MTV suits were a no-show at a Dupont Circle Advisory Neighborhood Commission meeting Wednesday night. Instead, area residents lobbed questions at various city officials, though the Q&A was made more difficult by small details, like the fact that no one could officially confirm where the show will be taping or when -- even though The Post's Reliable Source has reported the binge-drinking, friends-with-benefits HQ will be 2000 S St. NW. One rumor has the start date at June 20.

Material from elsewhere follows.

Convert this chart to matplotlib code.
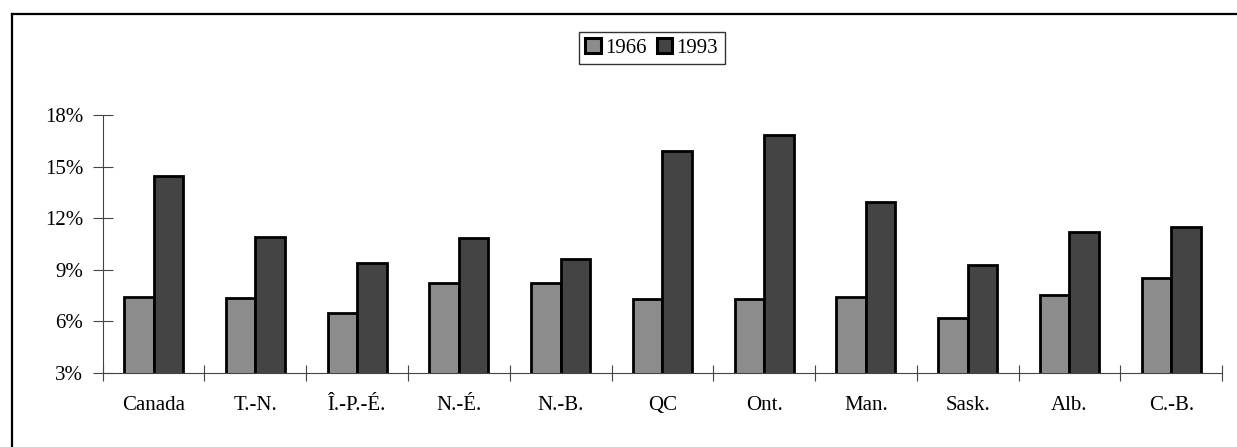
import matplotlib
matplotlib.use("Agg")
import matplotlib.pyplot as plt
import numpy as np
from matplotlib.ticker import FuncFormatter, FixedLocator
from matplotlib.lines import Line2D

categories = ["Canada", "T.-N.", "Î.-P.-É.", "N.-É.", "N.-B.", "QC", "Ont.", "Man.", "Sask.", "Alb.", "C.-B."]
series_names = ["1966", "1993"]
values_1966 = [7.4, 7.35, 6.5, 8.2, 8.25, 7.27, 7.27, 7.4, 6.17, 7.5, 8.53]
values_1993 = [14.43, 10.92, 9.38, 10.82, 9.62, 15.9, 16.85, 12.94, 9.27, 11.21, 11.5]
yticks = [3, 6, 9, 12, 15, 18]
colors = ["#8c8c8c", "#444444"]

plt.rcParams['font.family'] = ['Liberation Serif', 'DejaVu Serif']
fig = plt.figure(figsize=(12.37, 4.47), dpi=100)
ax = fig.add_axes([0.083, 0.1662, 0.9050, 0.5765])

x = np.arange(len(categories))
w = 0.29
ax.bar(x - w/2, values_1966, w, bottom=0, color=colors[0], edgecolor="black", linewidth=2.0, label=series_names[0], zorder=3)
ax.bar(x + w/2, values_1993, w, bottom=0, color=colors[1], edgecolor="black", linewidth=2.0, label=series_names[1], zorder=3)

ax.set_ylim(3, 18)
ax.set_xlim(-0.5, len(categories) - 0.5)
ax.set_yticks(yticks)
ax.yaxis.set_major_formatter(FuncFormatter(lambda v, p: f"{int(v)}%"))
ax.set_xticks(x)
ax.set_xticklabels(categories)
ax.xaxis.set_minor_locator(FixedLocator(np.arange(-0.5, len(categories), 1.0)))
ax.tick_params(axis="x", which="major", length=0, pad=17, labelsize=15)
ax.tick_params(axis="x", which="minor", direction="inout", length=12, width=0.8, color="#444444")
ax.tick_params(axis="y", direction="inout", length=14, width=0.8, color="#444444", pad=7, labelsize=15)

for s in ["top", "right"]:
    ax.spines[s].set_visible(False)
for s in ["left", "bottom"]:
    ax.spines[s].set_color("#444444")
    ax.spines[s].set_linewidth(0.8)
    ax.spines[s].set_zorder(4)

leg = ax.legend(loc="center", bbox_to_anchor=(651.7/1237, 1 - 48/447), bbox_transform=fig.transFigure,
                ncol=2, frameon=True, fancybox=False, fontsize=15, handlelength=0.75, handleheight=0.75,
                handletextpad=0.2, columnspacing=0.5, borderpad=0.3, borderaxespad=0, edgecolor="black")
leg.get_frame().set_linewidth(1.0)
for h in leg.legend_handles:
    h.set_linewidth(2.2)

# outer border (top and left)
fig.add_artist(Line2D([12/1237, 1], [1 - 14/447, 1 - 14/447], transform=fig.transFigure, color="black", linewidth=1.6))
fig.add_artist(Line2D([12/1237, 12/1237], [0, 1 - 14/447], transform=fig.transFigure, color="black", linewidth=1.6))

fig.savefig("out.png", dpi=100)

Instead, mayor's office representative Andrew Huff, D.C. film office director Kathy Hollinger and D.C. police Acting Lt. John McDonald fielded "Real World" questions, like "Where are we going to park?" and "What about the noise?" Turns out, four to six precious metered parking spaces will go to "Real World" crew, government reps told attendees -- some of whom spoke yesterday to The Post's Emily Yahr. And police officers are about to receive noise dosimeter training to prepare for possible violations, though McDonald told Yahr it's not specifically because of the "Real World" house moving in. Uh-huh.
Said ANC Commissioner Jack Jacobson of "The Real World: D.C.": "It comes with a certain amount of heartache and heartburn, but it's a little bit of Hollywood right in our back yard."